| GOAL OF THE EXERCISE |
Your task is to print, exactly and only, the lines from the start of the entries below through the line with "let xRate = d3.scaleLinear().domain([0, 10]).range([352, 606]);". Include both ends, but skip the pictures.

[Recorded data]
_ _ _ _ _
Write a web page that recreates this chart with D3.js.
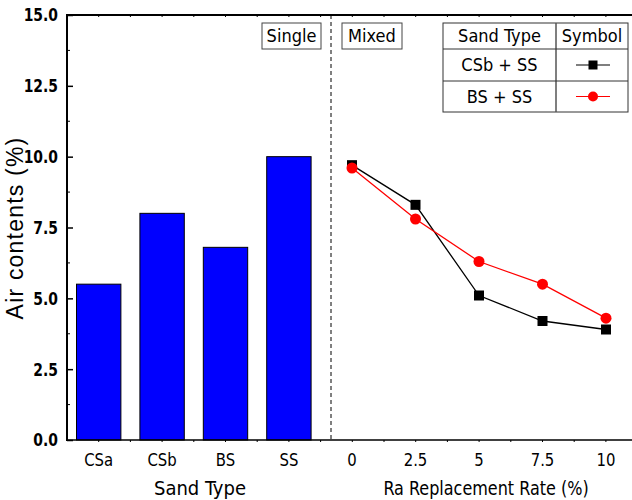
<!DOCTYPE html>
<html>
<head>
<meta charset="utf-8">
<script src="https://cdn.jsdelivr.net/npm/d3@7"></script>
<style>
  body { margin: 0; background: #fff; }
  .narrow { font-family: "Liberation Sans Narrow", "DejaVu Sans Condensed", "Arial Narrow", sans-serif; }
</style>
</head>
<body>
<div id="chart"></div>
<script>
// data
let sandTypes = ["CSa", "CSb", "BS", "SS"];
let singleAir = [5.5, 8.0, 6.8, 10.0];

let rates = [0, 2.5, 5, 7.5, 10];
let csbSS = [9.7, 8.3, 5.1, 4.2, 3.9];
let bsSS = [9.6, 7.8, 6.3, 5.5, 4.3];

let yTicks = [0, 2.5, 5, 7.5, 10, 12.5, 15];

let W = 632, H = 500;
let mLeft = 67, mTop = 15, mBottom = 440, mRight = 632;

let svg = d3.select("#chart").append("svg")
    .attr("width", W).attr("height", H);

let y = d3.scaleLinear().domain([0, 15]).range([mBottom, mTop]);

// left part: bars
let xBand = d3.scaleBand().domain(sandTypes)
    .range([mLeft, mLeft + 4 * 63.4])
    .paddingInner(0.3).paddingOuter(0.15);

// right part: replacement rate
let xRate = d3.scaleLinear().domain([0, 10]).range([352, 606]);

// text squeezed a bit horizontally, the original font is a narrow one
function sqText(g, x, y, sx) {
    return g.append("text")
        .attr("class", "narrow")
        .attr("transform", `translate(${x},${y}) scale(${sx},1)`);
}

// bars
svg.append("g").selectAll("rect")
    .data(sandTypes)
    .enter().append("rect")
    .attr("x", d => xBand(d))
    .attr("y", (d, i) => y(singleAir[i]))
    .attr("width", xBand.bandwidth())
    .attr("height", (d, i) => mBottom - y(singleAir[i]))
    .attr("fill", "#0000ff")
    .attr("stroke", "#000")
    .attr("stroke-width", 1);

// dashed separator
svg.append("line")
    .attr("x1", 331).attr("x2", 331)
    .attr("y1", mTop).attr("y2", mBottom)
    .attr("stroke", "#000").attr("stroke-width", 1)
    .attr("stroke-dasharray", "4,3");

// y axis, ticks inside
let yAxis = svg.append("g")
    .attr("transform", `translate(${mLeft},0)`)
    .call(d3.axisRight(y).tickValues(yTicks).tickSize(6).tickFormat(""));
yAxis.select(".domain").remove();
yAxis.selectAll("line").attr("stroke-width", 1.5);

// minor y ticks
svg.append("g").selectAll("line")
    .data(d3.range(1.25, 15, 2.5))
    .enter().append("line")
    .attr("x1", mLeft).attr("x2", mLeft + 3)
    .attr("y1", d => y(d)).attr("y2", d => y(d))
    .attr("stroke", "#000").attr("stroke-width", 1);

let yLab = svg.append("g");
yTicks.forEach(t => {
    sqText(yLab, mLeft - 9, y(t), 0.86)
        .attr("dy", "0.36em")
        .attr("text-anchor", "end")
        .style("font-size", "18px")
        .style("font-weight", "bold")
        .text(t.toFixed(1));
});

// frame lines
svg.append("line")
    .attr("x1", mLeft).attr("x2", mLeft)
    .attr("y1", mTop - 1).attr("y2", mBottom + 1)
    .attr("stroke", "#000").attr("stroke-width", 2);
svg.append("line")
    .attr("x1", mLeft - 1).attr("x2", mRight)
    .attr("y1", mTop).attr("y2", mTop)
    .attr("stroke", "#000").attr("stroke-width", 2);
svg.append("line")
    .attr("x1", mLeft - 1).attr("x2", mRight)
    .attr("y1", mBottom).attr("y2", mBottom)
    .attr("stroke", "#000").attr("stroke-width", 1.5);

// tiny half-step ticks on top and bottom
let halfTicks = d3.range(mLeft + 31.7, mRight, 31.7);
svg.append("g").selectAll("line")
    .data(halfTicks)
    .enter().append("line")
    .attr("x1", d => d).attr("x2", d => d)
    .attr("y1", mBottom).attr("y2", mBottom + 2)
    .attr("stroke", "#000").attr("stroke-width", 1);
svg.append("g").selectAll("line")
    .data(halfTicks)
    .enter().append("line")
    .attr("x1", d => d).attr("x2", d => d)
    .attr("y1", mTop).attr("y2", mTop + 2)
    .attr("stroke", "#000").attr("stroke-width", 1);

// x tick labels
let xLab = svg.append("g");
sandTypes.forEach(s => {
    sqText(xLab, xBand(s) + xBand.bandwidth() / 2, 466, 0.92)
        .attr("text-anchor", "middle")
        .style("font-size", "18px")
        .text(s);
});
rates.forEach(r => {
    sqText(xLab, xRate(r), 466, 0.92)
        .attr("text-anchor", "middle")
        .style("font-size", "18px")
        .text(r);
});

// axis titles
sqText(svg, 200, 495, 1)
    .attr("text-anchor", "middle")
    .style("font-size", "20px")
    .text("Sand Type");
sqText(svg, 486, 495, 0.89)
    .attr("text-anchor", "middle")
    .style("font-size", "20px")
    .text("Ra Replacement Rate (%)");
svg.append("text")
    .attr("transform", "translate(23,228) rotate(-90)")
    .attr("text-anchor", "middle")
    .style("font-family", "'Liberation Sans', Arial, sans-serif")
    .style("font-size", "23px")
    .style("letter-spacing", "1.2px")
    .text("Air contents (%)");

// lines and markers
let line = d3.line().x((d, i) => xRate(rates[i])).y(d => y(d));

svg.append("path").datum(csbSS)
    .attr("d", line).attr("fill", "none")
    .attr("stroke", "#000").attr("stroke-width", 1.3);
svg.append("path").datum(bsSS)
    .attr("d", line).attr("fill", "none")
    .attr("stroke", "#ff0000").attr("stroke-width", 1.3);

svg.append("g").selectAll("rect")
    .data(csbSS)
    .enter().append("rect")
    .attr("x", (d, i) => xRate(rates[i]) - 5)
    .attr("y", d => y(d) - 5)
    .attr("width", 10).attr("height", 10)
    .attr("fill", "#000");
svg.append("g").selectAll("circle")
    .data(bsSS)
    .enter().append("circle")
    .attr("cx", (d, i) => xRate(rates[i]))
    .attr("cy", d => y(d))
    .attr("r", 5.5)
    .attr("fill", "#ff0000");

// Single / Mixed labels
function boxLabel(x0, x1, txt) {
    svg.append("rect")
        .attr("x", x0).attr("y", 23)
        .attr("width", x1 - x0).attr("height", 26)
        .attr("fill", "#fff").attr("stroke", "#444").attr("stroke-width", 1);
    svg.append("text").attr("class", "narrow")
        .attr("x", (x0 + x1) / 2).attr("y", 42)
        .attr("text-anchor", "middle")
        .style("font-size", "18px")
        .text(txt);
}
boxLabel(262, 321, "Single");
boxLabel(342, 402, "Mixed");

// legend table
let lg = svg.append("g");
let lx0 = 443, lx1 = 628, lmid = 556;
let rowsY = [23, 49, 81, 112];
lg.append("rect")
    .attr("x", lx0).attr("y", rowsY[0])
    .attr("width", lx1 - lx0).attr("height", rowsY[3] - rowsY[0])
    .attr("fill", "#fff").attr("stroke", "#333").attr("stroke-width", 1);
lg.append("line").attr("x1", lmid).attr("x2", lmid)
    .attr("y1", rowsY[0]).attr("y2", rowsY[3])
    .attr("stroke", "#555").attr("stroke-width", 1.5);
[rowsY[1], rowsY[2]].forEach(ry => {
    lg.append("line").attr("x1", lx0).attr("x2", lx1)
        .attr("y1", ry).attr("y2", ry)
        .attr("stroke", "#333").attr("stroke-width", 1);
});
let cellText = [
    ["Sand Type", (lx0 + lmid) / 2, 0],
    ["Symbol", (lmid + lx1) / 2, 0],
    ["CSb + SS", (lx0 + lmid) / 2, 1],
    ["BS + SS", (lx0 + lmid) / 2, 2]
];
cellText.forEach(c => {
    lg.append("text").attr("class", "narrow")
        .attr("x", c[1])
        .attr("y", (rowsY[c[2]] + rowsY[c[2] + 1]) / 2)
        .attr("dy", "0.36em")
        .attr("text-anchor", "middle")
        .style("font-size", "18px")
        .text(c[0]);
});
let symX = 593;
let y1 = (rowsY[1] + rowsY[2]) / 2, y2 = (rowsY[2] + rowsY[3]) / 2;
lg.append("line").attr("x1", symX - 17).attr("x2", symX + 17)
    .attr("y1", y1).attr("y2", y1).attr("stroke", "#000").attr("stroke-width", 1.2);
lg.append("rect").attr("x", symX - 4.5).attr("y", y1 - 4.5)
    .attr("width", 9).attr("height", 9).attr("fill", "#000");
lg.append("line").attr("x1", symX - 17).attr("x2", symX + 17)
    .attr("y1", y2).attr("y2", y2).attr("stroke", "#ff0000").attr("stroke-width", 1.2);
lg.append("circle").attr("cx", symX).attr("cy", y2)
    .attr("r", 5).attr("fill", "#ff0000");
</script>
</body>
</html>
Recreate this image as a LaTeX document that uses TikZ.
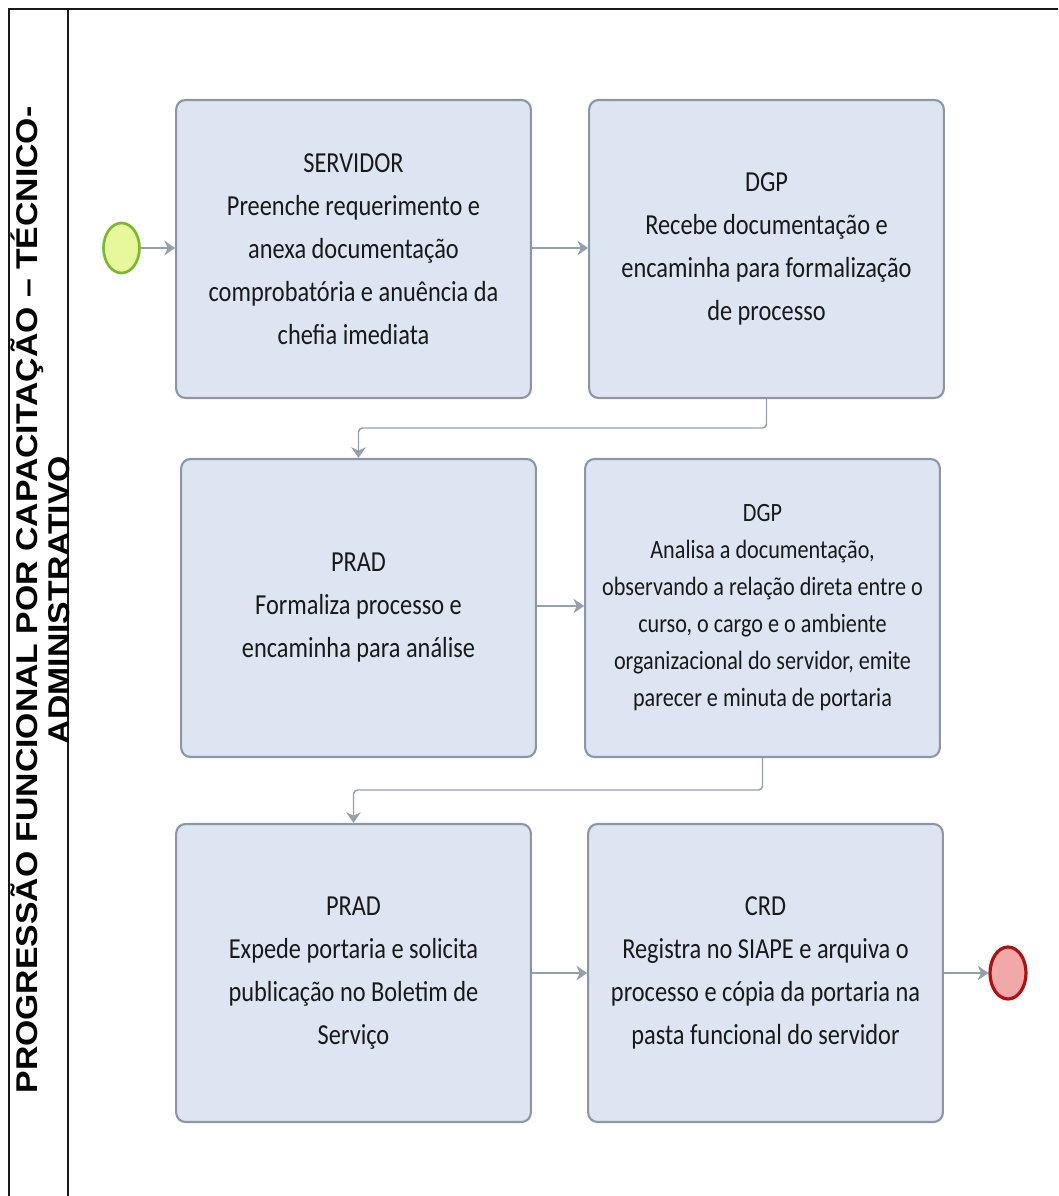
\documentclass[tikz,border=0pt]{standalone}
\usepackage{fontspec}
\usetikzlibrary{arrows.meta,shapes.geometric}
\newfontfamily\boxfont[FakeStretch=0.84]{Carlito}
\newfontfamily\lanefont[FakeStretch=1.125]{Liberation Sans}
\definecolor{boxfill}{RGB}{220,229,241}
\definecolor{boxline}{RGB}{140,150,165}
\definecolor{conn}{RGB}{150,160,172}
\definecolor{startfill}{RGB}{230,248,155}
\definecolor{startline}{RGB}{122,184,45}
\definecolor{endfill}{RGB}{240,168,168}
\definecolor{endline}{RGB}{176,16,16}
\tikzset{
  task/.style={draw=boxline, fill=boxfill, line width=1.6pt, rounded corners=7pt,
    minimum width=266pt, minimum height=223.5pt, align=center, inner sep=0pt,
    font=\boxfont\fontsize{21.75pt}{32.25pt}\selectfont, text=black!90},
  tasksmall/.style={task, font=\boxfont\fontsize{19.8pt}{27.75pt}\selectfont},
  startev/.style={ellipse, draw=startline, fill=startfill, line width=2pt,
    minimum width=27pt, minimum height=37.5pt, inner sep=0pt},
  endev/.style={ellipse, draw=endline, fill=endfill, line width=2.4pt,
    minimum width=27pt, minimum height=39pt, inner sep=0pt},
  flow/.style={draw=conn, line width=1.1pt, -{Stealth[length=8pt,width=11pt,inset=2.5pt]}},
  lane/.style={draw=black!90, line width=0.9pt}
}
\begin{document}
\begin{tikzpicture}[x=0.75pt,y=-0.75pt]
\useasboundingbox (0,0) rectangle (1058,1196);
% pool frame
\coordinate (ftl) at (9,9);
\coordinate (ftr) at (1058,9);
\coordinate (fbl) at (9,1196);
\coordinate (ltop) at (68,9);
\coordinate (lbot) at (68,1196);
\draw[lane] (fbl) -- (ftl) -- (ftr);
\draw[lane] (ltop) -- (lbot);
\node[rotate=90, align=center, font=\lanefont\bfseries\fontsize{22.5pt}{24pt}\selectfont] (lanelabel) at (40,600)
  {PROGRESSÃO FUNCIONAL POR CAPACITAÇÃO – TÉCNICO-\\ADMINISTRATIVO};
% tasks
\node[task] (b1) at (353.5,249) {SERVIDOR\\Preenche requerimento e\\anexa documentação\\comprobatória e anuência da\\chefia imediata};
\node[task] (b2) at (766.5,249) {DGP\\Recebe documentação e\\encaminha para formalização\\de processo};
\node[task] (b3) at (358.5,608) {PRAD\\Formaliza processo e\\encaminha para análise};
\node[tasksmall] (b4) at (762.5,608) {DGP\\Analisa a documentação,\\observando a relação direta entre o\\curso, o cargo e o ambiente\\organizacional do servidor, emite\\parecer e minuta de portaria};
\node[task] (b5) at (353.5,973) {PRAD\\Expede portaria e solicita\\publicação no Boletim de\\Serviço};
\node[task] (b6) at (765.5,973) {CRD\\Registra no SIAPE e arquiva o\\processo e cópia da portaria na\\pasta funcional do servidor};
% events
\node[startev] (start) at (121.5,248) {};
\node[endev] (end) at (1008,973) {};
% flows
\coordinate (k1) at (766.5,428);
\coordinate (k2) at (762.5,790);
\draw[flow] (start) -- (start -| b1.west);
\draw[flow] (b1.east |- start) -- (b2.west |- start);
\draw[flow, rounded corners=3pt] (b2.south) -- (k1) -| (b3.north);
\draw[flow] (b3.east |- 0,606) -- (b4.west |- 0,606);
\draw[flow, rounded corners=3pt] (b4.south) -- (k2) -| (b5.north);
\draw[flow] (b5.east |- end) -- (b6.west |- end);
\draw[flow] (b6.east |- end) -- (end);
\end{tikzpicture}
\end{document}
_ _ _ _ _
| ANSWER FOR THIS EXERCISE |
Write a web page that recreates this chart with D3.js.
<!DOCTYPE html>
<html>
<head>
<meta charset="utf-8">
<script src="https://cdn.jsdelivr.net/npm/d3@7"></script>
<style>
  body { margin: 0; background: #fff; }
  .narrow { font-family: "Liberation Sans Narrow", "DejaVu Sans Condensed", "Arial Narrow", sans-serif; }
</style>
</head>
<body>
<div id="chart"></div>
<script>
// data
let sandTypes = ["CSa", "CSb", "BS", "SS"];
let singleAir = [5.5, 8.0, 6.8, 10.0];

let rates = [0, 2.5, 5, 7.5, 10];
let csbSS = [9.7, 8.3, 5.1, 4.2, 3.9];
let bsSS = [9.6, 7.8, 6.3, 5.5, 4.3];

let yTicks = [0, 2.5, 5, 7.5, 10, 12.5, 15];

let W = 632, H = 500;
let mLeft = 67, mTop = 15, mBottom = 440, mRight = 632;

let svg = d3.select("#chart").append("svg")
    .attr("width", W).attr("height", H);

let y = d3.scaleLinear().domain([0, 15]).range([mBottom, mTop]);

// left part: bars
let xBand = d3.scaleBand().domain(sandTypes)
    .range([mLeft, mLeft + 4 * 63.4])
    .paddingInner(0.3).paddingOuter(0.15);

// right part: replacement rate
let xRate = d3.scaleLinear().domain([0, 10]).range([352, 606]);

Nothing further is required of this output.